3. Note to self: Always take the word of certain individuals, publicists included, with a grain of salt.
4. After a careful reflection, I now know where Herrera’s vitriol is coming from. It’s safe to say that it’s a reflection of her boss’ thinking regarding journalists writing critical reviews of their featured talents’ works. Otherwise, where would she get the gumption to post unverified information designed to destroy my credibility? Either that, or she’s simply one big unthinking fool!
If that were the case, I guess PFW organizers should just wait for members of foreign media (and buyers), which have yet to come after nearly 20 years of being in business, to descend on their twice-a-year fashion pasiklaban.
5. You can always show your displeasure over what you feel is an unfair review without making an ass of yourself. Should you insist on being coarse in public like Ramirez, you would just end up calling attention not only to yourself, but also to the kind of upbringing and “miseducation” you had.
6. And bitches, show a little respect and gratitude to media people who have helped you along the way. You may not always agree with them, but it pays to always bite your tongue and win them over to your side. In 50 years, no one would remember or even care about how seemingly smart you were and how cool your West Coast accent was.
7. The Cybercrime Prevention Act, as its critics have already pointed out, would invariably shield erring government officials and public figures by suppressing genuine discourse and citizen journalism through social media. In other words, it’s one flawed law that lumped together patently criminal acts like hacking, identity theft and child pornography with debatable ones like libel.
Put it to the test
8. All that power to criticize and sway public opinion is bound to shift back to what certain bloggers derisively call “traditional” media a.k.a. newspapers and broadcast news. I’m saddened by the turn of events, but, at the same time, I can’t seem to help stifle my smile. To borrow from Herrera’s Facebook reaction, “lol”!

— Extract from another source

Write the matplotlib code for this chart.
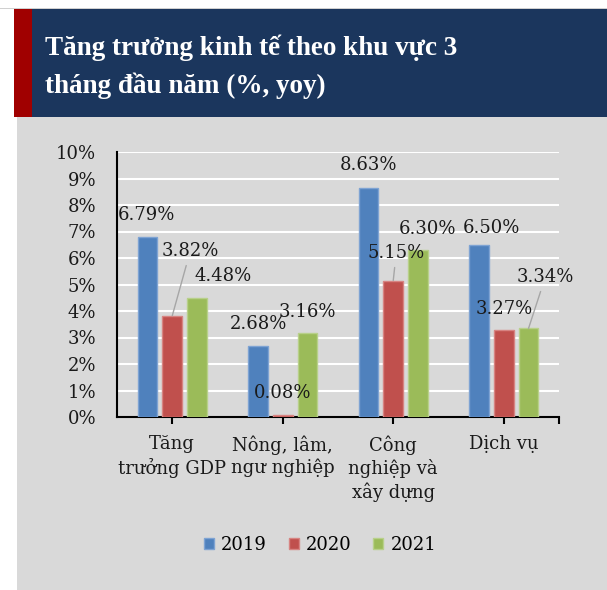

At the end of the day, the public is in safer hands with legitimate media institutions compared to independent web sites and blogs. Why? Listen, Herrera, and learn. There’s a set of ethics, hierarchy and accountability that governs a media company that’s absent in an independent website, blog and social networking account.
This is the last time I’m dealing with this issue publicly. The next venue would likely be in court. And should something similar to what I’ve been through happen to you one of these days, friends, it’s time to put the Philippine Cybercrime Prevention Act to the test. Slap those cretins with a libel suit!